According to Hologic’s CEO, Stephen MacMillan, early on a couple of its scientists focused on the outbreak in China, including one with family in Wuhan, and encouraged the development of a test even when the CDC said it was going to be taking the lead. “So we, in a skunkworks way,” says MacMillan, “started working on developing, effectively, our first test, which goes in our Panther Fusion. It leverages a lot of the flu-testing technology that we use, and there was a clear pathway for approval.”

That got approved in late March. “At that point,” he says, “we were getting inundated with calls from governors, customers, everybody, and including a whole bunch of world leaders saying, Can we help them?”

Hologic could make about 600,000 of the test per month, which was much more than the number of its flu test, at about 50,000 a month. But it realized that the demand was going to be bigger.

It began work on a higher-volume test using a form of nucleic-acid testing. It got approved in early May, and Hologic is making about a million of the tests a week. It runs on its high-throughput Panther platform. There are 1,000 Panthers installed in the United States, and each of them can run 1,000 tests a day. Results are available within a couple of hours.

MacMillan says that the first shipment of this second, high-volume test went to hundreds of labs and hospitals around the country in late April and that it was coordinated with the coronavirus task force to put a special emphasis on hotspots. “That’s where things really kicked up in May,” he says of the overall testing number. “I think it’s as we started to get really major volume on high-throughput instruments around the country.” And, of course, as he notes, “other companies were ramping up capacity as well.”

The innovation around a new test is complex — using the reagents to identify a strand of DNA, developing the software to program the Panther machines to run the tests, making sure it all works and is accurate.

“We’ll do it in the lab, where we’ll inject the tube with the actual virus,” MacMillan says. “We’ll then run our tests through it, and we’ll make sure, Are we getting it when we know there’s the virus in it? Also, are we not ruling it out when it’s not?”

“Literally, our R&D team, they were working through the weekends. We had R&D people coming in at three in the morning on Fridays, Saturdays, and Sundays,” he continues. “They put the tests going in before they leave work and it would be running, and they’d come back in as soon as it was coming off.”

“We’ve committed that we’ll provide at least a million tests a week, from here going forward.
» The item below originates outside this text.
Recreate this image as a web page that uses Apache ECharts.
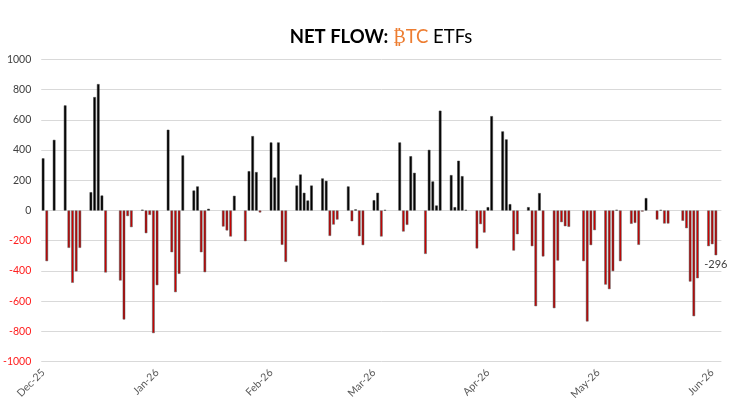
<!DOCTYPE html>
<html>
<head>
<meta charset="utf-8">
<script src="https://cdn.jsdelivr.net/npm/echarts@6/dist/echarts.min.js"></script>
<style>
  html, body { margin: 0; padding: 0; background: #fff; }
  #chart { width: 744px; height: 412px; }
</style>
</head>
<body>
<div id="chart"></div>
<script>
// first calendar day on the axis, and how many days it spans
const startDate = "2025-12-01";
const dayCount = 185;

// day offset (from startDate) of each bar, and its net flow in $M
const dayOffsets = [
  0, 1, 3, 6, 7, 8, 9, 10, 13, 14, 15, 16, 17, 21, 22, 23, 24, 27, 28, 29, 30, 31,
  34, 35, 36, 37, 38, 41, 42, 43, 44, 45, 49, 50, 51, 52, 55, 56, 57, 58, 59,
  62, 63, 64, 65, 66, 69, 70, 71, 72, 73, 76, 77, 78, 79, 80, 83, 84, 85, 86, 87,
  90, 91, 92, 93, 97, 98, 99, 100, 101, 104, 105, 106, 107, 108, 111, 112, 113, 114, 115,
  118, 119, 120, 121, 122, 125, 126, 127, 128, 129, 132, 133, 134, 135, 136,
  139, 140, 141, 142, 143, 147, 148, 149, 150, 153, 154, 155, 156, 157,
  160, 161, 162, 163, 164, 167, 168, 169, 170, 174, 175, 176, 177, 178, 181, 182, 183,
];
const netFlow = [
  345, -335, 467, 695, -247, -478, -403, -247, 121, 750, 836, 99, -410, -463, -721, -37, -110, 5, -150, -29, -811, -494,
  534, -276, -540, -419, 364, 132, 159, -276, -408, 11, -106, -132, -172, 97, -203, 260, 492, 254, -13,
  450, 218, 450, -227, -340, 165, 238, 117, 66, 165, 212, 196, -168, -93, -60, 159, -71, 7, -170, -229,
  68, 117, -172, 3, 450, -139, -95, 359, 249, -287, 401, 192, 33, 660, 234, 22, 329, 227, 3,
  -251, -90, -146, 22, 624, 523, 470, 42, -265, -157, 22, -236, -633, 115, -304,
  -646, -331, -77, -104, -108, -335, -734, -229, -130, -490, -520, -401, 4, -335,
  -88, -82, -227, -7, 82, -60, 3, -86, -86, -68, -117, -470, -699, -448, -236, -223, -296,
];

const monthLabels = ["Dec-25", "Jan-26", "Feb-26", "Mar-26", "Apr-26", "May-26", "Jun-26"];

const yTicks = { min: -1000, max: 1000, step: 200 };

// build the daily category axis
const days = [];
const d0 = new Date(startDate + "T00:00:00Z");
for (let i = 0; i < dayCount; i++) {
  const d = new Date(d0.getTime() + i * 86400000);
  days.push(d.toISOString().slice(0, 10));
}
const monthStarts = days.filter((d) => d.endsWith("-01"));

const negFill = new echarts.graphic.LinearGradient(0, 0, 1, 0, [
  { offset: 0, color: "#6e0000" },
  { offset: 0.5, color: "#d00000" },
  { offset: 1, color: "#6e0000" },
]);

const barData = days.map(() => "-");
dayOffsets.forEach((off, i) => {
  const v = netFlow[i];
  barData[off] = {
    value: v,
    itemStyle: v < 0
      ? { color: negFill, borderColor: "#6b6b6b", borderWidth: 0.5 }
      : { color: "#000", borderColor: "#3a3a3a", borderWidth: 0.5 },
  };
});
// data label on the latest bar
const lastOff = dayOffsets[dayOffsets.length - 1];
barData[lastOff].label = {
  show: true,
  position: "bottom",
  distance: 4,
  color: "#404040",
  fontSize: 11,
  fontFamily: "Lato",
};

const chart = echarts.init(document.getElementById("chart"), null, { renderer: "canvas" });

chart.setOption({
  backgroundColor: "#fff",
  animation: false,
  textStyle: { fontFamily: "Lato" },
  title: {
    text: "{b|NET FLOW: }{o|₿TC}{n| ETFs}",
    left: 376,
    textAlign: "center",
    top: 23,
    textStyle: {
      rich: {
        b: { fontFamily: "Lato", fontWeight: "bold", fontSize: 18.5, color: "#000" },
        o: { fontFamily: "Lato", fontWeight: "normal", fontSize: 18.5, color: "#ed7d31" },
        n: { fontFamily: "Lato", fontWeight: "normal", fontSize: 18.5, color: "#000" },
      },
    },
  },
  grid: { left: 39.2, right: 22.6, top: 59.3, bottom: 50.3 },
  xAxis: {
    type: "category",
    data: days,
    boundaryGap: true,
    axisLine: { show: false, onZero: false },
    axisTick: { show: false },
    splitLine: { show: false },
    axisLabel: {
      interval: (index, value) => value.endsWith("-01"),
      rotate: 45,
      margin: 9,
      color: "#595959",
      fontSize: 10.5,
      fontFamily: "Lato",
      formatter: (value) => monthLabels[monthStarts.indexOf(value)] || "",
    },
  },
  yAxis: {
    type: "value",
    min: yTicks.min,
    max: yTicks.max,
    interval: yTicks.step,
    axisLine: { show: false },
    axisTick: { show: false },
    splitLine: { lineStyle: { color: "#d9d9d9", width: 1 } },
    axisLabel: {
      margin: 10,
      formatter: (value) => (value < 0 ? `{r|${value}}` : `{k|${value}}`),
      rich: {
        r: { color: "#ff2020", fontSize: 10.5, fontFamily: "Lato" },
        k: { color: "#404040", fontSize: 10.5, fontFamily: "Lato" },
      },
    },
  },
  series: [
    {
      type: "bar",
      data: barData,
      barWidth: 2.6,
      barGap: "0%",
    },
  ],
});
</script>
</body>
</html>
We are scaling additional capacity, to be able to provide even more than that. We haven’t stated it publicly yet, but e by September we’ll be delivering well over a million a week, should the country need it.”

How Many Tests?
How much testing we’ll need is, like everything with COVID, contested. A HHS report in late May was criticized for saying we needed only 300,000 tests a day. Regardless, we are well above that now, and some days approaching twice that number.

The more extravagant estimates, like that the Edmond J. Safra Center at Harvard, say we’ll need millions a day.

The administration is skeptical of those kind of numbers. Birx says that the questions she asks regarding the level of testing in the states are

Do they have enough tests to identify outbreaks, stop outbreaks? Do they have enough tests to protect the vulnerable individuals in their communities where they’re decreasing hospitalizations, decreasing deaths? Do they have enough tests to ensure that they can diagnose every single person with symptoms and contact-trace? To me, that’s the indicator. But I can’t find anybody who says, “That’s where I came up with the 3 million a day.”

What shouldn’t be a matter of dispute is that after a stumbling out of the gate, we are in a much better place on testing — thanks, in large part, to a Trump-administration strategy that the press scorned, or said didn’t exist.